Copy the lines of the data below exactly, starting at the first and stopping after the line that contains "years = np.arange(25000, -1, -100)"; include no pictures.

[START]

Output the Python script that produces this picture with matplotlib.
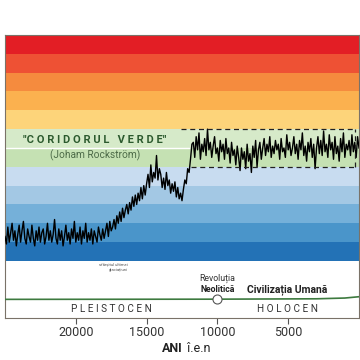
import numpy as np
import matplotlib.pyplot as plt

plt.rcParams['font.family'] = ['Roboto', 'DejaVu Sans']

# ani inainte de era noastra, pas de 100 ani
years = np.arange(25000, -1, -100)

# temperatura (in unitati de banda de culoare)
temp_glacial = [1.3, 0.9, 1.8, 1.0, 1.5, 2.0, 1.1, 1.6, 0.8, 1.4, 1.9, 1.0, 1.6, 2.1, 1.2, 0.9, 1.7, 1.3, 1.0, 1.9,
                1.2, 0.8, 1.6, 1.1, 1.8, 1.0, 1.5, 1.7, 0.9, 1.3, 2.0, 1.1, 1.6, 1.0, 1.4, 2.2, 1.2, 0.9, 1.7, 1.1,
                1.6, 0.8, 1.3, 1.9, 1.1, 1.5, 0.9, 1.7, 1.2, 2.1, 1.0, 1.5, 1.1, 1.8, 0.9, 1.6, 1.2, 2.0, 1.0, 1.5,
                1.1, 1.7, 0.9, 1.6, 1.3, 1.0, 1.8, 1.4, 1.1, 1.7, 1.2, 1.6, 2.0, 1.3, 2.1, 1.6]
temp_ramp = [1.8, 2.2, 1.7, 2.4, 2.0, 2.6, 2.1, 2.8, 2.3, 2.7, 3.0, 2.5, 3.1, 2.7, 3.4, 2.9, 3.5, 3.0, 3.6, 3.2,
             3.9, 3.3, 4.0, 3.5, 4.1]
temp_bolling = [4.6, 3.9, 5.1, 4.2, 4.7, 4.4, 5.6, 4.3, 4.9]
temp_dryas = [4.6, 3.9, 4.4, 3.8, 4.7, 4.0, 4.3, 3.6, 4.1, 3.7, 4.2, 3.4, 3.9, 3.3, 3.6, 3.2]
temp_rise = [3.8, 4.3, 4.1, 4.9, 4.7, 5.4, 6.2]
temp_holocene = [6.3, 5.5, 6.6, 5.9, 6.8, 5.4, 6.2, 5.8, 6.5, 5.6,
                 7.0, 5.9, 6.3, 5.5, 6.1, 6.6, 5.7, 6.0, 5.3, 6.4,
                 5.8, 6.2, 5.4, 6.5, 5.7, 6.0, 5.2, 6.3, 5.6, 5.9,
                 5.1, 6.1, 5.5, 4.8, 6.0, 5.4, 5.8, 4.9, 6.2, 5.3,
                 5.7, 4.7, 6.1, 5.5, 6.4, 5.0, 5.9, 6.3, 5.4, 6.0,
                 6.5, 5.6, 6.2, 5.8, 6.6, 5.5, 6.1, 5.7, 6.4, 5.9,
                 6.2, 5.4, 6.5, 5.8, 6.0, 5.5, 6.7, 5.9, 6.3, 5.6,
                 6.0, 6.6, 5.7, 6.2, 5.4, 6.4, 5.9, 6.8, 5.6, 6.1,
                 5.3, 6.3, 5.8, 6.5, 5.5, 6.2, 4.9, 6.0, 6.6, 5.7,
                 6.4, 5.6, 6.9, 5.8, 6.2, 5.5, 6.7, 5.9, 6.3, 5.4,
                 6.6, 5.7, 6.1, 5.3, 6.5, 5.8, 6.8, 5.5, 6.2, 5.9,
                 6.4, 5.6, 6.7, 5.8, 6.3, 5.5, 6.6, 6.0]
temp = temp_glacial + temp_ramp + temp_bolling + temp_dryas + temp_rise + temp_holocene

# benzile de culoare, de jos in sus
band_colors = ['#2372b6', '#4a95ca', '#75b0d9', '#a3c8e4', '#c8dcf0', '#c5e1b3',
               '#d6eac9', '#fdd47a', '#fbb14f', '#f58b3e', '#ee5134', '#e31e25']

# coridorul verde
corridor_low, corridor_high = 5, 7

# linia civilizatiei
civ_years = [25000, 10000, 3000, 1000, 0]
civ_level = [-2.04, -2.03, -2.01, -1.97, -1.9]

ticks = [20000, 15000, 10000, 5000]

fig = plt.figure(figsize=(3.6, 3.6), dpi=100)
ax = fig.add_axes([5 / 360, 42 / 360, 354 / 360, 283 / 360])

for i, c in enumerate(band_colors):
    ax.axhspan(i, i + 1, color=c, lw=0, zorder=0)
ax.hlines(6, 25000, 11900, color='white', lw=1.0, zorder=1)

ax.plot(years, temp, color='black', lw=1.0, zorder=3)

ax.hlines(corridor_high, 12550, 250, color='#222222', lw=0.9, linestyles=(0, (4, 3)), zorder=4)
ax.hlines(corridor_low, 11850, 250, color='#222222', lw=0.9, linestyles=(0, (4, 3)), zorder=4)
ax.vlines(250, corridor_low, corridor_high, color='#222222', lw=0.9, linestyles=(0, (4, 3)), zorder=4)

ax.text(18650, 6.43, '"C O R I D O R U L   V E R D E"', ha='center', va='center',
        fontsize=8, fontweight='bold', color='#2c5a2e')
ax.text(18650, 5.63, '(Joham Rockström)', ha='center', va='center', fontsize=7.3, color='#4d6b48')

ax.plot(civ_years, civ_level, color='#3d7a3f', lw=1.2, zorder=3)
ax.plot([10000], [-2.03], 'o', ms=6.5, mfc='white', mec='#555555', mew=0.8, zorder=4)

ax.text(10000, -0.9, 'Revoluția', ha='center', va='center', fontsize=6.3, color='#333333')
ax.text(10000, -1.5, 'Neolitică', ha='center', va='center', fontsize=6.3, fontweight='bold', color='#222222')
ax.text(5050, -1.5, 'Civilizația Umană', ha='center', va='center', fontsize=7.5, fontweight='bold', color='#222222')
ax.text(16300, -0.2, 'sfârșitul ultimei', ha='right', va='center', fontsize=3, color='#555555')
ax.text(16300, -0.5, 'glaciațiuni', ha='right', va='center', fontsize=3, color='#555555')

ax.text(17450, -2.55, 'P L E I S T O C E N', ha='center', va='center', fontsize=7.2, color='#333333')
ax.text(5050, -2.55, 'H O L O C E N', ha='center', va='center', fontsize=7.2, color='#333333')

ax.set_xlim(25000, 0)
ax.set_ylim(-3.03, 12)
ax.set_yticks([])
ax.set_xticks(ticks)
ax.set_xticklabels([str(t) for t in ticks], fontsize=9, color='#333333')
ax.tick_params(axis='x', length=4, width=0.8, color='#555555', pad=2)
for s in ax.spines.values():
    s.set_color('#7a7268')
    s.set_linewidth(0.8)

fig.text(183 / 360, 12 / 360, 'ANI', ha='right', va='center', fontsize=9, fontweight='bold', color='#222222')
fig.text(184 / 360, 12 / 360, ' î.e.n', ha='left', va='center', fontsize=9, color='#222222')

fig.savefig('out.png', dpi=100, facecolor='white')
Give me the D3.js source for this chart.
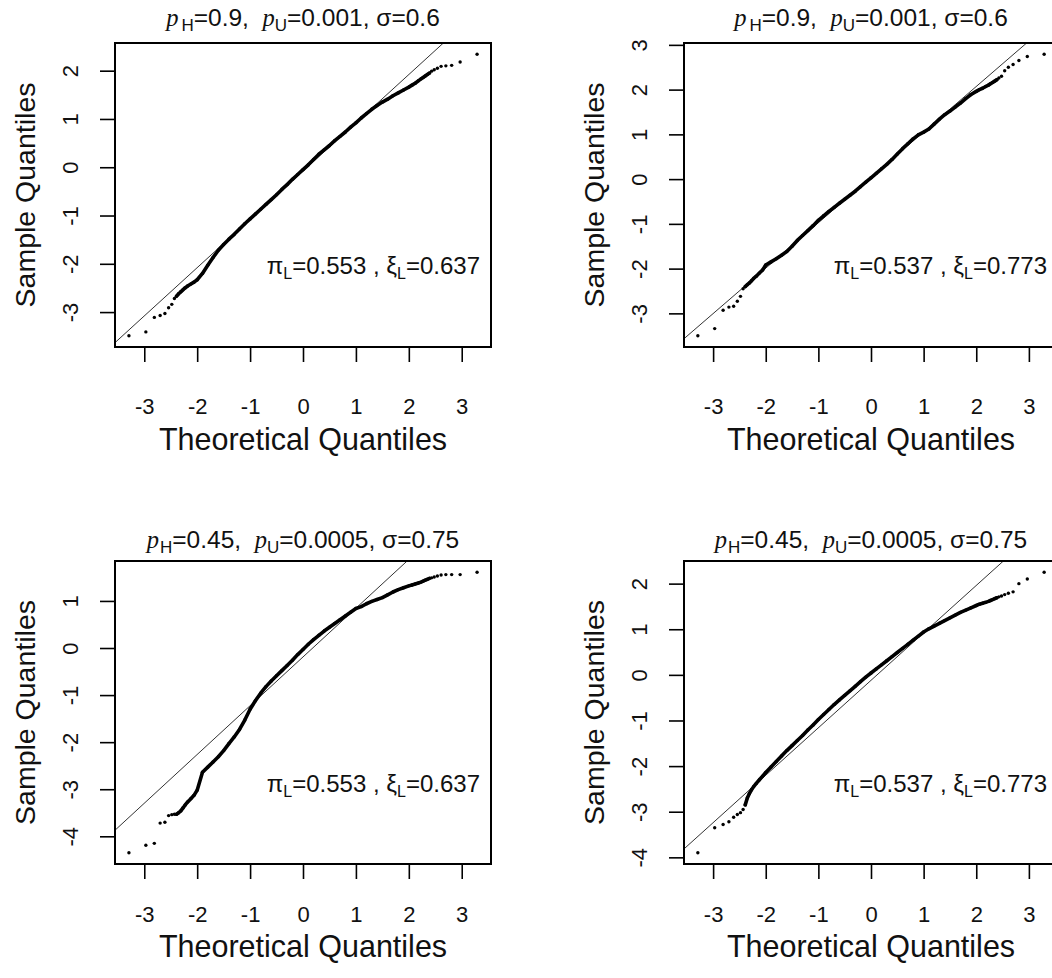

[END]

◆ SOLUTION TO THE EXERCISE
Output the Python script that produces this picture with matplotlib.
import numpy as np
import matplotlib.pyplot as plt

plt.rcParams['font.family'] = ['Roboto', 'DejaVu Sans']

# ani inainte de era noastra, pas de 100 ani
years = np.arange(25000, -1, -100)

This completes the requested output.